FEBRUARY 26, 2007
Thanks to a new law the once secretive multi million-dollar world of lobbyist finances is publicly available in one major state where legislators are well known for accepting lucrative gifts from those trying to influence them.
The historic first set of disclosures in Florida reveal that corporations, special-interest groups, cities and counties paid lobbyists nearly $60 million last year to influence the state legislature.
Many lobbyists unsuccessfully fought the disclosure law, passed in late 2005, in federal court in an effort to continue the tradition of secrecy as well as showering lawmakers with gifts. Besides reporting lobbyist earnings and the source of the money, the law bans gifts and freebies that have been a staple in Florida politics for decades.
All the compensation reports ending for the quarter in December 2006 are available from the Florida Legislature. They reveal that cities and counties spent more than $6.3 million – not including salaried employees that also lobby the legislature–on professional lobbyists in an effort to get state funds for roads, sewers and parks.

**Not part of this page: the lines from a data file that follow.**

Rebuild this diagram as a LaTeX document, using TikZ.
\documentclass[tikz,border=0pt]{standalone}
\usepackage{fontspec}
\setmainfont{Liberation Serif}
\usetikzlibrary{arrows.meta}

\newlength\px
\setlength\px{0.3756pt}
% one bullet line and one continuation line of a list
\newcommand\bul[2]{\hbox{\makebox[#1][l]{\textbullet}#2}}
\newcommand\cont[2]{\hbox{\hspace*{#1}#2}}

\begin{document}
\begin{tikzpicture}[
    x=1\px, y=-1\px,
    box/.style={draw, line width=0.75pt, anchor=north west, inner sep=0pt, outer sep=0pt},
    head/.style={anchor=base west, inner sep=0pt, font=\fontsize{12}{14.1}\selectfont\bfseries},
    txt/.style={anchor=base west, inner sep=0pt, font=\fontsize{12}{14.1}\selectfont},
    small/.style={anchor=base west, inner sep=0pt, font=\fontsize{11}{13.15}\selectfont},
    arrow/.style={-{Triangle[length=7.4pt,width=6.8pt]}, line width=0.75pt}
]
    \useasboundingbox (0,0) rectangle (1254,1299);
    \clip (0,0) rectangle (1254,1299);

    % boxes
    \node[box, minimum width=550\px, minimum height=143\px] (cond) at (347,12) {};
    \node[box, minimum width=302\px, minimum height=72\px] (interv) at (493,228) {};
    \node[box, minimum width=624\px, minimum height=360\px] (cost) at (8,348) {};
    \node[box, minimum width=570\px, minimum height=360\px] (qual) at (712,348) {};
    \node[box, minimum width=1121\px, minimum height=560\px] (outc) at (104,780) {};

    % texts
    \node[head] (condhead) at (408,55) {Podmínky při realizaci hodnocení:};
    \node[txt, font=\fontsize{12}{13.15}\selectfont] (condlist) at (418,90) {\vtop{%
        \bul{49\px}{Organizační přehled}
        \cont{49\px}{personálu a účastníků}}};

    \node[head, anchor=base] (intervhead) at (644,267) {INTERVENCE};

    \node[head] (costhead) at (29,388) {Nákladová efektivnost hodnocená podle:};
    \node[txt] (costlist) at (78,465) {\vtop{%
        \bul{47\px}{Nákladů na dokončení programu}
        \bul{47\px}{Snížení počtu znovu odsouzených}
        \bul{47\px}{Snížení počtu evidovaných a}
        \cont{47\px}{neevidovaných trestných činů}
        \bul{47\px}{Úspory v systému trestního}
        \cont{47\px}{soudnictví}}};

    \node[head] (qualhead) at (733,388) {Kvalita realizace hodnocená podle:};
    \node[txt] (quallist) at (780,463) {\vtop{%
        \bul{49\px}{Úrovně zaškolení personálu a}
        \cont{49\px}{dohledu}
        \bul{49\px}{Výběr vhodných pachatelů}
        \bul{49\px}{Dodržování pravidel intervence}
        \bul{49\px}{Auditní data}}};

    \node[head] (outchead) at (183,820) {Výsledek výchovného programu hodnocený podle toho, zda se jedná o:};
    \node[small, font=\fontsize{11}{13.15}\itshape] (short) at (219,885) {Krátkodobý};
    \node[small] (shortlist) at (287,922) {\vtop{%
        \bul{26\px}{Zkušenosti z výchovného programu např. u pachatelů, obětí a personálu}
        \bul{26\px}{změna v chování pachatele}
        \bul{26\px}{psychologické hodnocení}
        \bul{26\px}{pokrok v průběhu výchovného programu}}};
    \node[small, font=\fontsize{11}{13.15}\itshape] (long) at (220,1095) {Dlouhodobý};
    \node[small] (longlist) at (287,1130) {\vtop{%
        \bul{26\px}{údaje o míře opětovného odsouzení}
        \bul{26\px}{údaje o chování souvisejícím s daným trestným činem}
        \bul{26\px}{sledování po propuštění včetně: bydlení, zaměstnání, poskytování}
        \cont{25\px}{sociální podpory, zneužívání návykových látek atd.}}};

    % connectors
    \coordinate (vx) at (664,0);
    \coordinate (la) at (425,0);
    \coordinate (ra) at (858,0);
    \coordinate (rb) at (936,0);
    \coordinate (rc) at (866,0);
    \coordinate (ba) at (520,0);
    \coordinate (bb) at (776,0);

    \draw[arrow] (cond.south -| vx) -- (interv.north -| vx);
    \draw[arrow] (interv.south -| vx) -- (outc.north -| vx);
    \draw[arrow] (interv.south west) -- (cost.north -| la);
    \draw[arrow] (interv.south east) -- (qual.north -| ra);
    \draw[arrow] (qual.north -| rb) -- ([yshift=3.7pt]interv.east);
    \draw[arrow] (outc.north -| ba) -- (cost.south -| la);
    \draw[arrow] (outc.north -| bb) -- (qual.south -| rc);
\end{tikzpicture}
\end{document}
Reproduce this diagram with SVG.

Another big spender was Florida’s thriving gambling industry, which paid lobbyists $2 million and the state’s largest phone company, BellSouth, which dished out $1.1 million to lobby lawmakers regarding a cable issue.
One newspaper reports that the investment paid off for many big corporations that got the legislation they wanted. An example is a West Palm Beach real estate firm that spent $110,000 to lobby the legislature for a lucrative contract to build homes on property that was yet to be owned by the state. Lawmakers ended up approving a deal to spend $310 million on thousands of acres in southwest Florida and indeed let the real estate company build homes on the land.
Other examples include a company that spent thousands on lobbying and got the state to purchase $46 million worth of land from it for future road projects and a marketing company that also spent thousands on lobbyists and got legislators to approve a measure that exempts it from sales tax and will cost the state about $700,000.